“The scientists were dead right” about global warming, former Vice President Al Gore recently told ABC News and The Bulwark podcast. The world marks the 20th anniversary of the release of An Inconvenient Truth, a documentary that influenced public policy, shaped a generation, and made Gore millions of dollars wealthier. But while he claims its predictions hold up, the reality is far more inconvenient for the climate alarmists.
Celebrating An Inconvenient Truth
One of the best things to have ever happened to Al Gore was losing the 2000 presidential election. The defeat by President George W. Bush allowed him to focus on writing and producing An Inconvenient Truth, which netted him an Academy Award, a Nobel Prize, and the eternal adoration of paper-straw lovers.
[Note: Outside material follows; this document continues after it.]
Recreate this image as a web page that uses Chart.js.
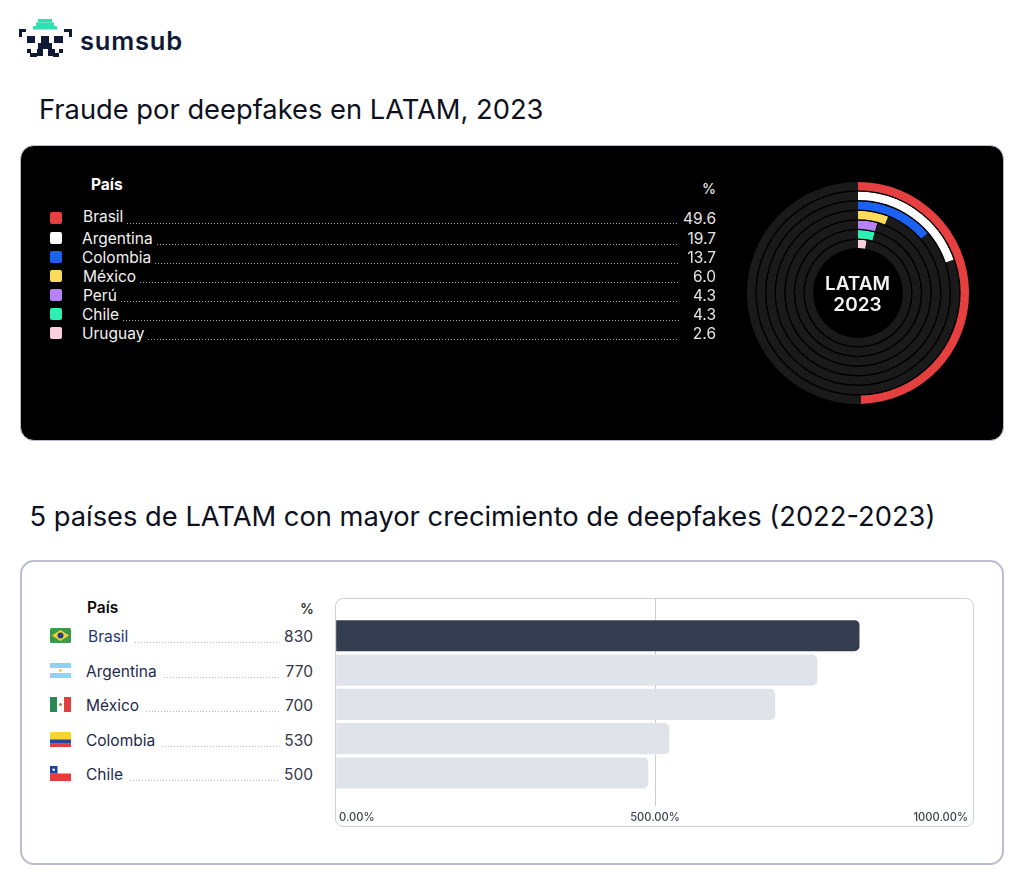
<!DOCTYPE html>
<html>
<head>
<meta charset="utf-8">
<title>Deepfakes LATAM</title>
<script src="https://cdn.jsdelivr.net/npm/chart.js@4"></script>
<style>
  html, body { margin: 0; padding: 0; background: #fff; }
  body { position: relative; width: 1024px; height: 885px; overflow: hidden; font-family: Inter, sans-serif; }
  .abs { position: absolute; white-space: nowrap; }
  .panel { position: absolute; box-sizing: border-box; border-radius: 14px; }
  #darkPanel { left: 20px; top: 145px; width: 984px; height: 296px; background: #000; border: 1.5px solid #b9bdd2; }
  #lightPanel { left: 20px; top: 560px; width: 984px; height: 305px; background: #fff; border: 2px solid #b8bdd2; }
  #plotBox { left: 335px; top: 598px; width: 639px; height: 229px; border: 1.5px solid #cfd1da; border-radius: 8px; }
  h1 { position: absolute; margin: 0; font-weight: 400; font-size: 27.3px; line-height: 32px; color: #0c1020; white-space: nowrap; }
  #brand { left: 80px; top: 24px; font-size: 25.5px; line-height: 34px; font-weight: 600; color: #0e1a38; letter-spacing: 0.8px; }
  #ringCanvas { position: absolute; left: 746.5px; top: 182px; }
  #barCanvas { position: absolute; left: 336px; top: 598px; }
  #ringLabel { position: absolute; left: 807px; top: 272.5px; width: 101px; text-align: center; color: #f2f2f2; font-size: 19px; line-height: 21px; font-weight: 600; }
  .dots { position: absolute; height: 1px; }
</style>
</head>
<body>

<svg class="abs" style="left:19px;top:18px" width="53" height="40" viewBox="0 0 53 40">
  <g fill="#2fe0b0">
    <rect x="19" y="1" width="14" height="3.5"/><rect x="17" y="4.5" width="18" height="3.5"/><rect x="14" y="8" width="24" height="3.5"/>
  </g>
  <g fill="#0e1a38">
    <rect x="0" y="11" width="7" height="3"/><rect x="0" y="11" width="3" height="8"/>
    <rect x="45" y="11" width="8" height="3"/><rect x="50" y="11" width="3" height="8"/>
    <rect x="8" y="18" width="8" height="7"/><rect x="22" y="18" width="8" height="7"/><rect x="35" y="18" width="9" height="7"/>
    <rect x="19" y="25" width="14" height="6"/>
    <rect x="18" y="31" width="6" height="7"/><rect x="29" y="31" width="7" height="7"/>
    <rect x="8" y="31" width="4" height="4"/><rect x="11" y="35" width="7" height="4"/>
    <rect x="40" y="31" width="4" height="4"/><rect x="34" y="35" width="6" height="4"/>
  </g>
</svg>
<div id="brand" class="abs">sumsub</div>

<h1 style="left:39px;top:94px">Fraude por deepfakes en LATAM, 2023</h1>
<div id="darkPanel" class="panel"></div>
<canvas id="ringCanvas" width="222" height="222"></canvas>
<div id="ringLabel">LATAM<br>2023</div>

<h1 style="left:29.5px;top:501px">5 países de LATAM con mayor crecimiento de deepfakes (2022-2023)</h1>
<div id="lightPanel" class="panel"></div>
<div id="plotBox" class="panel"></div>
<canvas id="barCanvas" width="638" height="231"></canvas>

<script>
// top chart: share of deepfake fraud
const fraudCountries = ['Brasil', 'Argentina', 'Colombia', 'México', 'Perú', 'Chile', 'Uruguay'];
const fraudShares = [49.6, 19.7, 13.7, 6.0, 4.3, 4.3, 2.6];
const fraudColors = ['#e5403f', '#ffffff', '#1c62f2', '#fddc5c', '#b583f5', '#2cf0b4', '#fbcfdd'];

// bottom chart: growth 2022-2023
const growthCountries = ['Brasil', 'Argentina', 'México', 'Colombia', 'Chile'];
const growthLabels = [830, 770, 700, 530, 500];   // what the table prints
const growthBars = [820, 754, 688, 522, 489];     // where the bars really end on the axis
const growthTicks = [0, 500, 1000];

function addText(text, x, y, size, color, weight, rightAlign) {
  const el = document.createElement('div');
  el.className = 'abs';
  el.textContent = text;
  el.style.top = (y - 9) + 'px';
  el.style.lineHeight = '20px';
  el.style.fontSize = size + 'px';
  el.style.color = color;
  el.style.fontWeight = weight;
  if (rightAlign) {
    el.style.right = (1024 - x) + 'px';
  } else {
    el.style.left = x + 'px';
  }
  document.body.appendChild(el);
  return el;
}

function addDots(x1, x2, y, color) {
  const el = document.createElement('div');
  el.className = 'dots';
  el.style.left = x1 + 'px';
  el.style.top = y + 'px';
  el.style.width = (x2 - x1) + 'px';
  el.style.backgroundImage = 'repeating-linear-gradient(90deg,' + color + ' 0 1px,transparent 1px 3px)';
  document.body.appendChild(el);
}

// dark table
addText('País', 91, 184, 15.5, '#fff', 700);
addText('%', 716, 188, 14, '#e6e6e6', 500, true);
fraudCountries.forEach((name, i) => {
  const first = i === 0;
  const y = first ? 216 : 238 + 19 * (i - 1);
  const el = addText(name, i === 0 || i === 3 || i === 4 ? 83 : 82, y, 15.5, '#f2f2f2', 400);
  addDots(el.offsetLeft + el.offsetWidth + 4, 679, y + (first ? 7 : 6), '#a8a8a8');
  addText(fraudShares[i].toFixed(1), 716, first ? 218 : y, 15.5, '#e4e4e4', 400, true);
  const box = document.createElement('div');
  box.className = 'abs';
  box.style.cssText += 'left:50px;width:12px;height:12px;border-radius:2px;top:' + ((first ? 218 : y) - 6) + 'px;background:' + fraudColors[i];
  document.body.appendChild(box);
});

// light table
const flags = {
  'Brasil': '<rect width="21" height="15" rx="1.5" fill="#3a9a45"/><path d="M10.5 2 19 7.5 10.5 13 2 7.5z" fill="#f3d03e"/><circle cx="10.5" cy="7.5" r="3" fill="#24407c"/>',
  'Argentina': '<rect width="21" height="15" rx="1.5" fill="#fff"/><rect width="21" height="5" fill="#8fd3f2"/><rect y="10" width="21" height="5" fill="#8fd3f2"/><circle cx="10.5" cy="7.5" r="1.4" fill="#f2c744"/>',
  'México': '<rect width="21" height="15" rx="1.5" fill="#fff"/><rect width="7" height="15" fill="#2a8a54"/><rect x="14" width="7" height="15" fill="#e0413f"/><circle cx="10.5" cy="7.5" r="1.6" fill="#a8825a"/>',
  'Colombia': '<rect width="21" height="15" rx="1.5" fill="#f9d431"/><rect y="7.5" width="21" height="3.8" fill="#2a45a0"/><rect y="11.2" width="21" height="3.8" fill="#e0413f"/>',
  'Chile': '<rect width="21" height="15" rx="1.5" fill="#fff"/><rect y="7.5" width="21" height="7.5" fill="#ea3b3b"/><rect width="7.5" height="7.5" fill="#1f3f9c"/><circle cx="3.7" cy="3.7" r="1.3" fill="#fff"/>'
};
addText('País', 87, 607, 15.5, '#0a0a0a', 600);
addText('%', 314, 608, 14, '#222', 500, true);
growthCountries.forEach((name, i) => {
  const y = 636 + 34.5 * i;
  const el = addText(name, i === 0 ? 88 : 86, y, 15.5, i === 0 ? '#27386e' : '#1e2a4a', 400);
  addDots(el.offsetLeft + el.offsetWidth + 7, 279, y + 6, '#b4b8c2');
  addText(String(growthLabels[i]), 313, y, 15.5, '#333845', 400, true);
  const flag = document.createElement('div');
  flag.className = 'abs';
  flag.style.left = '50px';
  flag.style.top = (y - 8) + 'px';
  flag.innerHTML = '<svg width="21" height="15" viewBox="0 0 21 15" style="display:block">' + flags[name] + '</svg>';
  document.body.appendChild(flag);
});

// one ring per country, outermost first, with a thin black ring between each
const ringSets = [];
fraudCountries.forEach((name, i) => {
  ringSets.push({
    label: name,
    data: [fraudShares[i], 100 - fraudShares[i]],
    backgroundColor: [fraudColors[i], '#1a1a1a'],
    borderWidth: 0,
    weight: 8
  });
  if (i < fraudCountries.length - 1) {
    ringSets.push({ data: [100], backgroundColor: ['#000'], borderWidth: 0, weight: 1.2 });
  }
});

new Chart(document.getElementById('ringCanvas'), {
  type: 'doughnut',
  data: { labels: ['valor', 'resto'], datasets: ringSets },
  options: {
    responsive: false,
    animation: false,
    cutout: '40.5%',
    layout: { padding: 0 },
    plugins: { legend: { display: false }, tooltip: { enabled: false } }
  }
});

new Chart(document.getElementById('barCanvas'), {
  type: 'bar',
  data: {
    datasets: [{
      data: growthBars.map((v, i) => ({ x: v, y: i })),
      backgroundColor: growthBars.map((v, i) => i === 0 ? '#343e50' : '#e0e4ea'),
      barThickness: 30.5,
      borderRadius: 5,
      borderSkipped: 'left'
    }]
  },
  options: {
    indexAxis: 'y',
    responsive: false,
    animation: false,
    layout: { padding: 0 },
    scales: {
      x: {
        type: 'linear',
        min: growthTicks[0],
        max: growthTicks[2],
        afterBuildTicks: scale => { scale.ticks = growthTicks.map(v => ({ value: v })); },
        afterFit: scale => { scale.paddingLeft = 0; scale.paddingRight = 0; },
        border: { display: false },
        grid: {
          drawTicks: false,
          lineWidth: 1,
          color: ctx => ctx.tick && ctx.tick.value === 500 ? '#c9ccd3' : 'rgba(0,0,0,0)'
        },
        ticks: {
          align: 'inner',
          maxRotation: 0,
          padding: 5,
          color: '#3d4350',
          font: { family: 'Inter', size: 11.2, weight: '500' },
          callback: v => v === 0 ? ' 0.00%' : v === 1000 ? '1000.00%  ' : v.toFixed(2) + '%'
        }
      },
      y: { type: 'linear', display: false, reverse: true, offset: false, min: -1.1, max: 4.95 }
    },
    plugins: { legend: { display: false }, tooltip: { enabled: false } }
  }
});
</script>
</body>
</html>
Gore has been on a media tour in recent weeks to commemorate its release two decades ago. When asked by ABC News if the film’s claims hold up, he responded definitively: “Unfortunately, yes.” The former vice president continued:
“The scientists were dead right on all the important elements of it, and it really is insane that we are continuing to use the sky as an open sewer and we’re trapping so much heat every day it’s equal to the amount that would be released by 800,000 Hiroshima-class atomic bombs exploding every day on the earth.”
But how accurate were his various claims – cities underwater, the extinction of polar bears, and an ice-free Arctic – actually? Suffice it to say, pretty much nothing came true. But there is still time!
Blame Everything on Global Warming
One of the most memorable predictions was that the polar bear population would shrink. He shared a heart-wrenching graphic of one trying to find an ice sheet, supporting his point that they are drowning at high levels, and symbolizing the planet’s impending doom. The reality is that the study Gore cited only found four polar bears drowning. Additionally, the global population has improved, rising from around 20,000 in 2006 to about 32,000 last year.
The glacial ice cover on Mount Kilimanjaro has grown by almost four square kilometers over the last 25 years. This is in stark contradiction to a stunning prognostication from Gore’s documentary: “Within the decade, there will be no more snows of Kilimanjaro.” He also predicted that the Glacier National Park in Montana would lose its glaciers by 2020.
At the time, Gore warned that world maps would have to be redrawn because Greenland and Antarctica would eventually melt and break apart. If they broke up and melted, a 20-foot sea rise would occur: Florida would be underwater, San Francisco Bay would be gone, and the Netherlands would be devastated. A hundred million people in China, India, and Bangladesh would be displaced by severe flooding.
It turns out that any recession in the Greenland ice sheet has slowed and stabilized in recent years. Antarctica’s sea ice has not only been firm but has also increased. Sea levels, according to Gore, would climb by 236 inches. But they rose just 3.8 inches between 1993 and 2021.
Then there are hurricanes, the one type of weather event that the left uses to reaffirm climate change. Gore cited Hurricane Katrina in the movie, arguing that it illustrates global warming driven by warm Gulf of Mexico waters. However, the data shows that over the last decade, hurricane activity has been variable. In fact, there were zero last year for the first time since 2015, something that NPR suggested “shows effects of climate change.”
Despite fact-checkers spotting many of the inaccuracies, Gore continued to make outlandish claims after the film was released, which were also wrong. In 2009, speaking at the Copenhagen climate change summit, Gore predicted that the North Pole would be ice-free by 2013 due to global warming. It is 2026, and the ice remains.
Paul Ehrlich 2.0
Like Supersize Me encouraging people to stop eating Big Macs, An Inconvenient Truth pushed the world to muster up the political will and courage to save the polar bears. We listened. Collectively, the planet has spent about $16 trillion on implementing these climate policies. The exorbitant cost of fighting the climate crisis has not yielded results.
In 2006, the globe received 83% of its total energy from fossil fuels. Nearly 20 years later, those numbers have declined to 81%, making the net-zero goal adopted by governments worldwide a bad, expensive joke. In the 21st century, costs will outweigh the benefits, according to a 2023 paper released earlier this year. Researchers determined that the Paris climate policy will cost $27 trillion per year, while the benefits will be $4.5 trillion annually.
In the 1960s, US scientist Paul Ehrlich published The Population Bomb, a book that shaped public opinion and attitudes for decades. Although virtually none of his predictions came true, Ehrlich doubled down on his claims over the years. Al Gore is doing the same thing, and he does not intend to learn from his mistakes.
“I put it in the context of all of the other morally based challenges that humanity has confronted: the abolition of slavery, the women’s rights and women’s suffrage,” Gore said.